Read your baby the New York Times. She would love the sound of your voice - she won't care what you are reading!!

She will nap. A lot. And while she does - get a shower. Go to the bathroom. Take a bath. That is why they invented baby monitors.

We have a rule in our house - bathroom time is MOMMY time. Unless you are dying or bleeding to death, you can stay on the other side of the door for 30 seconds.

This is really long, but I just wanted to say - you are going to do GREAT.
bridget said…
oh man i LOVE this post! i think it really captures the spirit of the last few weeks from no-kid-life to new-kid-life! everyone was always telling us to enjoy these "last few moments alone" and similar advice to what you've been getting -- go out to eat, go to movies, etc! and we did, but it was hard to "enjoy" it, because we were so impatient to meet the baby who would be gus!

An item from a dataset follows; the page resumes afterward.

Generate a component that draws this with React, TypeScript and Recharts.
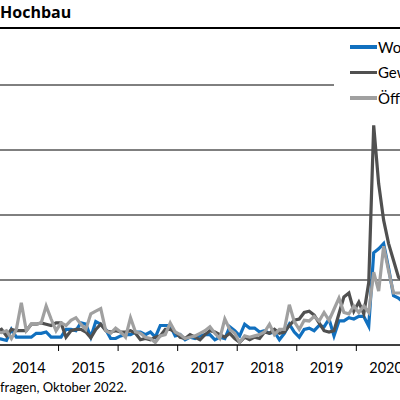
import { LineChart, Line, XAxis, YAxis, CartesianGrid } from "recharts";

// Monthly survey values (share of firms, %), Dec 2013 – Nov 2020.
// Only the part up to the right edge of the crop is kept.
const START_YEAR = 2013;
const START_MONTH = 11; // December

const wohnungsbau = [
  0.5,
  0.45, 0.35, 1.2, 0.6, 0.6, 0.6, 0.6, 0.9, 0.9, 1.0, 0.6, 0.6,
  0.6, 1.2, 1.2, 1.1, 1.7, 1.6, 0.6, 1.8, 1.6, 1.2, 0.5, 0.5,
  0.7, 0.8, 0.8, 1.0, 1.0, 0.8, 1.0, 0.6, 1.5, 1.5, 1.5, 0.7,
  0.8, 0.4, 0.6, 0.5, 0.7, 0.8, 0.8, 0.4, 0.6, 0.5, 1.4, 1.1,
  0.7, 1.6, 1.3, 1.3, 1.0, 1.1, 0.9, 1.0, 0.4, 0.9, 1.6, 1.0,
  0.6, 1.2, 1.3, 1.1, 1.5, 1.4, 2.0, 0.7, 1.85, 1.85, 2.1, 2.0,
  2.2, 2.2, 1.45, 7.1, 7.4, 7.8, 5.9, 3.8, 3.6, 3.3, 3.2,
];

const gewerblich = [
  1.0,
  1.2, 0.7, 1.2, 1.1, 1.1, 1.1, 1.6, 1.6, 1.7, 1.6, 1.5, 1.7,
  1.7, 0.6, 1.1, 1.2, 1.2, 1.0, 0.55, 1.2, 1.6, 1.1, 1.0, 1.1,
  1.0, 1.0, 1.1, 0.9, 0.4, 0.5, 0.4, 0.6, 0.7, 1.2, 1.2, 1.0,
  0.6, 0.5, 0.8, 0.6, 0.4, 0.8, 1.1, 1.0, 0.8, 0.6, 0.9, 0.5,
  0.2, 0.6, 0.4, 0.6, 0.5, 1.0, 0.9, 1.2, 0.9, 1.0, 1.5, 1.9,
  2.0, 2.5, 2.6, 2.3, 1.7, 1.1, 1.0, 1.1, 2.4, 3.7, 4.0, 2.6,
  3.3, 2.4, 4.8, 16.9, 12.4, 9.6, 7.8, 6.5, 5.2, 4.9, 4.8,
];

const oeffentlich = [
  1.0,
  0.95, 1.1, 0.5, 1.2, 3.25, 1.1, 1.6, 1.6, 1.7, 3.0, 2.0, 1.1,
  1.7, 1.5, 1.9, 2.1, 1.6, 1.2, 2.4, 2.6, 2.8, 1.1, 0.9, 1.3,
  1.0, 0.6, 2.1, 1.0, 0.9, 0.6, 0.5, 0.2, 0.7, 0.8, 1.7, 1.0,
  0.8, 0.5, 0.6, 0.7, 0.9, 1.1, 1.4, 0.9, 0.5, 2.0, 1.2, 0.9,
  0.2, 0.7, 0.6, 0.7, 0.8, 1.0, 1.6, 0.8, 1.2, 1.2, 3.1, 1.8,
  1.2, 1.9, 1.85, 2.2, 1.85, 2.5, 1.9, 2.75, 3.6, 2.5, 2.4, 3.0,
  2.5, 3.0, 2.5, 5.6, 4.15, 7.6, 5.7, 4.0, 4.0, 4.0, 3.8,
];

const yearTicks = [2015, 2016, 2017, 2018, 2019, 2020, 2021];
const yearLabels = [2014, 2015, 2016, 2017, 2018, 2019, 2020];
const valueTicks = [0, 5, 10, 15, 20];

const series = [
  { key: "w", name: "Wohnungsbau", color: "#1170bf", values: wohnungsbau },
  { key: "g", name: "Gewerblicher Hochbau", color: "#505050", values: gewerblich },
  { key: "o", name: "Öffentlicher Hochbau", color: "#a0a0a0", values: oeffentlich },
];

// each month sits in the middle of its slot on the time axis
const data = wohnungsbau.map((_, i) => {
  const m = START_MONTH + i;
  const row: Record<string, number> = {
    t: START_YEAR + Math.floor(m / 12) + ((m % 12) + 0.5) / 12,
  };
  series.forEach((s) => (row[s.key] = s.values[i]));
  return row;
});

const font = "Lato, 'Open Sans', sans-serif";

export default function App() {
  return (
    <div
      style={{
        position: "absolute",
        left: 0,
        top: 0,
        width: 400,
        height: 400,
        overflow: "hidden",
        background: "#fff",
        fontFamily: font,
      }}
    >
      {/* Title and rule */}
      <div
        style={{
          position: "absolute",
          left: 0,
          top: 4,
          fontFamily: "'Open Sans', sans-serif",
          fontWeight: 700,
          fontSize: 16,
          lineHeight: "16px",
          color: "#000",
          whiteSpace: "nowrap",
        }}
      >
        Hochbau
      </div>
      <div style={{ position: "absolute", left: 0, top: 27, width: 400, height: 2, background: "#000" }} />

      {/* half-pixel offset keeps the 1px grid lines crisp */}
      <LineChart
        width={536}
        height={400}
        data={data}
        margin={{ top: 84, right: 0, bottom: 0, left: 0 }}
        style={{ position: "absolute", left: -1.5, top: 0.5 }}
      >
        <CartesianGrid vertical={false} stroke="#000" strokeWidth={1} />
        <YAxis hide domain={[0, 20]} ticks={valueTicks} />
        <XAxis
          xAxisId="b_label"
          dataKey="t"
          type="number"
          domain={[2014, 2023]}
          allowDataOverflow
          ticks={yearLabels.map((y) => y + 0.5)}
          interval={0}
          tickFormatter={(v) => String(Math.floor(v))}
          axisLine={false}
          tickLine={false}
          height={46}
          tick={{ fill: "#000", fontSize: 14.5, fontFamily: font }}
        />
        <XAxis
          xAxisId="a_tick"
          dataKey="t"
          type="number"
          domain={[2014, 2023]}
          allowDataOverflow
          ticks={yearTicks}
          tickFormatter={() => ""}
          tickSize={6}
          height={10}
          stroke="#000"
          tickLine={{ stroke: "#000" }}
        />
        {series.map((s) => (
          <Line
            key={s.key}
            xAxisId="a_tick"
            dataKey={s.key}
            name={s.name}
            stroke={s.color}
            strokeWidth={3.2}
            dot={false}
            type="linear"
            isAnimationActive={false}
          />
        ))}
      </LineChart>

      {/* Legend (white box hides the top grid line behind it) */}
      <div
        style={{
          position: "absolute",
          left: 334,
          top: 34,
          width: 200,
          height: 74,
          background: "#fff",
          paddingLeft: 16,
          boxSizing: "border-box",
        }}
      >
        {series.map((s) => (
          <div
            key={s.key}
            style={{ display: "flex", alignItems: "center", height: 25.5, whiteSpace: "nowrap" }}
          >
            <span style={{ flexShrink: 0, width: 27, height: 3.5, background: s.color, marginRight: 1 }} />
            <span style={{ fontSize: 15, color: "#000" }}>{s.name}</span>
          </div>
        ))}
      </div>

      {/* Source note, cut off like the reference */}
      <div
        style={{
          position: "absolute",
          left: 0,
          top: 381,
          fontSize: 13,
          lineHeight: "13px",
          color: "#000",
          whiteSpace: "nowrap",
        }}
      >
        fragen, Oktober 2022.
      </div>
    </div>
  );
}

and it's true, he WAS kind of a nuclear babyhead who exploded into our lives causing utter chaos in every direction possible for weeks and maybe even months after his birth. i'd say in some ways we are still recovering today :) we DIDN'T put him on a schedule -- we feed him on demand and we co-slept (co-sleep!) with him and it's true, this kind of lifestyle where we made room for him in our lives instead of the other way around means a lot more work for everyone in the beginning for sure, but we found a way that really works for us and for him that we find is ultimately the most respectful way we know how to be parents to our amazing kid. just like you and andrew will find the best way to be amazing parents to your wonderful kid.
i hope the next few weeks go both as quickly and as slowly as you want them too :) i think these last few weeks are the best and the worst part about pregnancy!!! at least you can feel confident that you look absolutely smashing doing it ;)
very excited for the three of you and loving checking in from time to time to see how things are going on your journey!